I'm on vacation this week. An open-ended vacation, as I've now decided to call it, the kind where there are no plans other than the plan to not wake up early and never, ever go to work. This could either be the worst or best kind, but since I am horrible at planning exciting adventures for myself, this is usually the best I can do with those magical days I get paid to stay home.
For me, the funny thing about a week off with no plans is the disorienting effect of reclaiming 11 lost hours a day. Those hours of commuting and lunch breaking and working are suddenly free, open, empty mugs. My natural inclination is to fill them up! Do exciting things. Travel somewhere. Or in the very least, work like mad doing things at home.
But for the sake of that ongoing pursuit of stillness I talked about months ago, I suppose the greatest way to use them up is to take them as they come, find ways to insert a little meaning into them, get reacquainted with my hometown, and try things that I otherwise never have time or energy to do.
Hence, I took a community yoga class.
If you know me, then you know why this is hilarious and potentially embarrassing. Unflexible, uncoordinated, ungraceful me, contorting my body in odd positions is bound to be an interesting event. But, with a borrowed mat and the realization that the older I get, the more comfortable I am with making a public fool of myself, I decided to give it a shot.
"I don't want you to look at your left or your right," the instructor warned. "Go your own pace, and don't worry if you can't do all the poses. This is for you."
Good advice, considering we were eight women, already self-conscious enough in messy hair and workout clothes, standing in a downtown Mt. Dora cobblestone courtyard and about to perform for anyone who happened to walk or drive by. What would ordinarily be a sweltering summer evening actually turned out quite nice -- low hanging clouds, full of unreleasing rain, and a gentle breeze off the lake. A good thing too, because I never dreamed stretching and breathing would be such a workout.

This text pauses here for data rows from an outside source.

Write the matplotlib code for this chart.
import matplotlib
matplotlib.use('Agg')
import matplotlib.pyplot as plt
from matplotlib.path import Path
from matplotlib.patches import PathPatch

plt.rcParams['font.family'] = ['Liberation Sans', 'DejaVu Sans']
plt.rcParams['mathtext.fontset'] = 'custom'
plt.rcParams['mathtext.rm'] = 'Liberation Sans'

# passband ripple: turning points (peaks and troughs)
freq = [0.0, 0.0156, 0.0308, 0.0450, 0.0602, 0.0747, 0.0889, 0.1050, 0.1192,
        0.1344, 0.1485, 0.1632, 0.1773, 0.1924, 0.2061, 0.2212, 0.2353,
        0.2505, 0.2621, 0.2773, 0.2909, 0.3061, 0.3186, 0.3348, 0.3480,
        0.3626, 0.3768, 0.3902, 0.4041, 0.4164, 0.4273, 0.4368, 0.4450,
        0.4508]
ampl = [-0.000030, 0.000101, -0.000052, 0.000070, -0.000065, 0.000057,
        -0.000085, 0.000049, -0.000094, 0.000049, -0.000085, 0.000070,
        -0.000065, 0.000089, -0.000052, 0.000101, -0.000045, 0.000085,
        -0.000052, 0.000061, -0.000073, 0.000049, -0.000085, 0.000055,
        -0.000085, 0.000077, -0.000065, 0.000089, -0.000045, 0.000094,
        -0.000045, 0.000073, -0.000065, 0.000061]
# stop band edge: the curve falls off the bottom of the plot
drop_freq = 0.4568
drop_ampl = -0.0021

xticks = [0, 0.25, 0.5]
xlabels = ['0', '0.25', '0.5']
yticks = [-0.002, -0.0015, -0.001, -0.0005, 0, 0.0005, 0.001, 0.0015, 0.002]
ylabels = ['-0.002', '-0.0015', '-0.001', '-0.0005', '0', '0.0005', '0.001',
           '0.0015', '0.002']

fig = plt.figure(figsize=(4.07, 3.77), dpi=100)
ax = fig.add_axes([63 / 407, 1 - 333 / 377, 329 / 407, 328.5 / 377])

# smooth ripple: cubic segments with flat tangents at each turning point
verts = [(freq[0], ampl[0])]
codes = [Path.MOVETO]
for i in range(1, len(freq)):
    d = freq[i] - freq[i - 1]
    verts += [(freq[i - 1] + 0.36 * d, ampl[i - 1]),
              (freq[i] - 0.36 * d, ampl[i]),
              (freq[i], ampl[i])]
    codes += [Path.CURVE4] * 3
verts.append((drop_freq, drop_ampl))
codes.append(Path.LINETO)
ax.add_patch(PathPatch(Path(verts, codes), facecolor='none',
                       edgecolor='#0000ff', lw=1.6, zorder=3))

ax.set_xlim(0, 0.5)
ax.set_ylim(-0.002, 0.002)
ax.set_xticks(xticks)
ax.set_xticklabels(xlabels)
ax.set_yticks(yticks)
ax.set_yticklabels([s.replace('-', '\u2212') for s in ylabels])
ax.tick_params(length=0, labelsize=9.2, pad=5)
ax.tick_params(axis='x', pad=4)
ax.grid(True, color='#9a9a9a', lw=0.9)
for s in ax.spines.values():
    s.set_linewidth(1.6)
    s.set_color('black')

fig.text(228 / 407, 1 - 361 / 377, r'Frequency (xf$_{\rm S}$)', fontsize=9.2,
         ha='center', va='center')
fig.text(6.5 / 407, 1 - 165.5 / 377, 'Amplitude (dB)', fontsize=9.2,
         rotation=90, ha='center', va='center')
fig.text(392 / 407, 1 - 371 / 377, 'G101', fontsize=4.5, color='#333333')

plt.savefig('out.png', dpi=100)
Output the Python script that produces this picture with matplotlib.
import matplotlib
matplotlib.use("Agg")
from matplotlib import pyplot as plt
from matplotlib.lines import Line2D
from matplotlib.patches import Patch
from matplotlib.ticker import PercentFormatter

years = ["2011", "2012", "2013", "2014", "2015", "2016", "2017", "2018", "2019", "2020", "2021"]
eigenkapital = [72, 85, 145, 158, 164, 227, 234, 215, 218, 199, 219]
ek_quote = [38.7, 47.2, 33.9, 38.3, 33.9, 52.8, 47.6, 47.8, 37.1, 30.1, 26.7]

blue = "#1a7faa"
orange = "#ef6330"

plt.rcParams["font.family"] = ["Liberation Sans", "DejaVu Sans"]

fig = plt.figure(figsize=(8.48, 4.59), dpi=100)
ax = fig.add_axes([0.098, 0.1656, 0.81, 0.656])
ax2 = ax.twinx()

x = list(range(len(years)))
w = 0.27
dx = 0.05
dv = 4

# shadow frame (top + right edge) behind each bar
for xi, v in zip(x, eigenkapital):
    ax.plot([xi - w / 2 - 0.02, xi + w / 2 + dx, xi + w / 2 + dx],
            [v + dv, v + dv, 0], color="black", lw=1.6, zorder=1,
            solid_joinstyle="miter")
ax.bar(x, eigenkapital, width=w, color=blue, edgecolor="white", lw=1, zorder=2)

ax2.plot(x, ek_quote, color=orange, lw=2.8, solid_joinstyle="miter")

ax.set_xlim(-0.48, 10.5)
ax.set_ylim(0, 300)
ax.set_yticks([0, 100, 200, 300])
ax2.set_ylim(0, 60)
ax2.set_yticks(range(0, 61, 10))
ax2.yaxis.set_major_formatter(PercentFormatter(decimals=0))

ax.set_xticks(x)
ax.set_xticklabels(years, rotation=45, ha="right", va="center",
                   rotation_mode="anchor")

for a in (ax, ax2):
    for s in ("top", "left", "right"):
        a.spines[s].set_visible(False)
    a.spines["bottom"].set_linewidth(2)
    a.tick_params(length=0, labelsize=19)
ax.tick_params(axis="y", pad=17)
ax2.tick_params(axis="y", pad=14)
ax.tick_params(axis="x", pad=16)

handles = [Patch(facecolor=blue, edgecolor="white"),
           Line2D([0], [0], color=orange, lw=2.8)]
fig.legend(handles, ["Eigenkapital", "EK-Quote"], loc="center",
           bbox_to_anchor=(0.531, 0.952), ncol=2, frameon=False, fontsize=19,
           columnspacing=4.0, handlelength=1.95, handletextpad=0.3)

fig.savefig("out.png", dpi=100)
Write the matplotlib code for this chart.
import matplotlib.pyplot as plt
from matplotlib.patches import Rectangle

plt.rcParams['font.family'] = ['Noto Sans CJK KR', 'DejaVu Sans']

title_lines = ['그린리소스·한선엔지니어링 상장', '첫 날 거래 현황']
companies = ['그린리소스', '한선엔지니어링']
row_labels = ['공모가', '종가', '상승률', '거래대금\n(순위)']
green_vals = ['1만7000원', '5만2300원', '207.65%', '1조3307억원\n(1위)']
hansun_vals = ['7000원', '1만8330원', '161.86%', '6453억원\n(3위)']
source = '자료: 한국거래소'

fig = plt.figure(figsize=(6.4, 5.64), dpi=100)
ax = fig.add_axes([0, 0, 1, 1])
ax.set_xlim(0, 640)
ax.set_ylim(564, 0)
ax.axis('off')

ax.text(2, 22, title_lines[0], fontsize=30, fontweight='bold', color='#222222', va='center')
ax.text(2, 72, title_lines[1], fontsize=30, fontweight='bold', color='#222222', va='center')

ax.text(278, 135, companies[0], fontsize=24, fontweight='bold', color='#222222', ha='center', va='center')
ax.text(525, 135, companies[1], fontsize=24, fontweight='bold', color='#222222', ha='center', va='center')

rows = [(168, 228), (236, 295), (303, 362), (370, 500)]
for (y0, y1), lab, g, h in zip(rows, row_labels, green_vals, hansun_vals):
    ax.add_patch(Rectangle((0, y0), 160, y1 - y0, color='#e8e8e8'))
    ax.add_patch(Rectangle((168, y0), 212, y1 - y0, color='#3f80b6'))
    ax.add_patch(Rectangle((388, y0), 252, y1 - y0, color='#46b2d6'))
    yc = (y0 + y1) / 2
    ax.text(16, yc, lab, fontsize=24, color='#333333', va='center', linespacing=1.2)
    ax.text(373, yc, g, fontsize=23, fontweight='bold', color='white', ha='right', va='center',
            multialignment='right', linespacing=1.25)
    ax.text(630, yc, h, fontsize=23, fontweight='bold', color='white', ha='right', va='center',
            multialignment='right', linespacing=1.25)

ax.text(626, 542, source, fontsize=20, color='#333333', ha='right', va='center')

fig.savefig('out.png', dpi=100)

There's an understandable skepticism about this kind of thing among some Christians... the ties to Eastern religion, the idea of disciplining the body as a means to meditation and spiritual practice. But honestly, it's hard to feel spiritual when every fiber of muscle tissue in your arms is screaming at you on your eighth downward dog pose, or when you're trying to make a tree pose that doesn't resemble a sapling in a hurricane.
Somewhere midway through the hour, I felt myself breathing deeper. By the end, lying on my mat under the gray sky, though my thoughts were still more along the lines of "Thank God that's over," at least I was quieted enough to feel the pulse of blood through my veins and my aching muscles. It wasn't some weird New Agey spiritual bliss, but it was a glimpse of that elusive stillness, just enough to ease the craving.
The mindset of our culture is to fill every moment, always be doing, and working hard. A strong work ethic is important, but I wonder if there's also a suspicion ingrained in our souls that if we are not constantly battling, studying, watching and tense, that the prowling lion of evil might have its way in us. Madeleine L'Engle, in Walking on Water, discussed the virtue of time for simply being:
"I sit on my favourite rock, looking over the brook, to take time away from busyness, time to be. I’ve long since stopped feeling guilty about taking being time; it’s something we all need for our spiritual health, and often we don’t take enough of it.
Perhaps this is the missing thing, the time to lie still and feel the blood rush, to watch the clouds race, to know that your heart still beats and be grateful for it. Perhaps even, it is time to hear the laughter of your Maker in the breeze.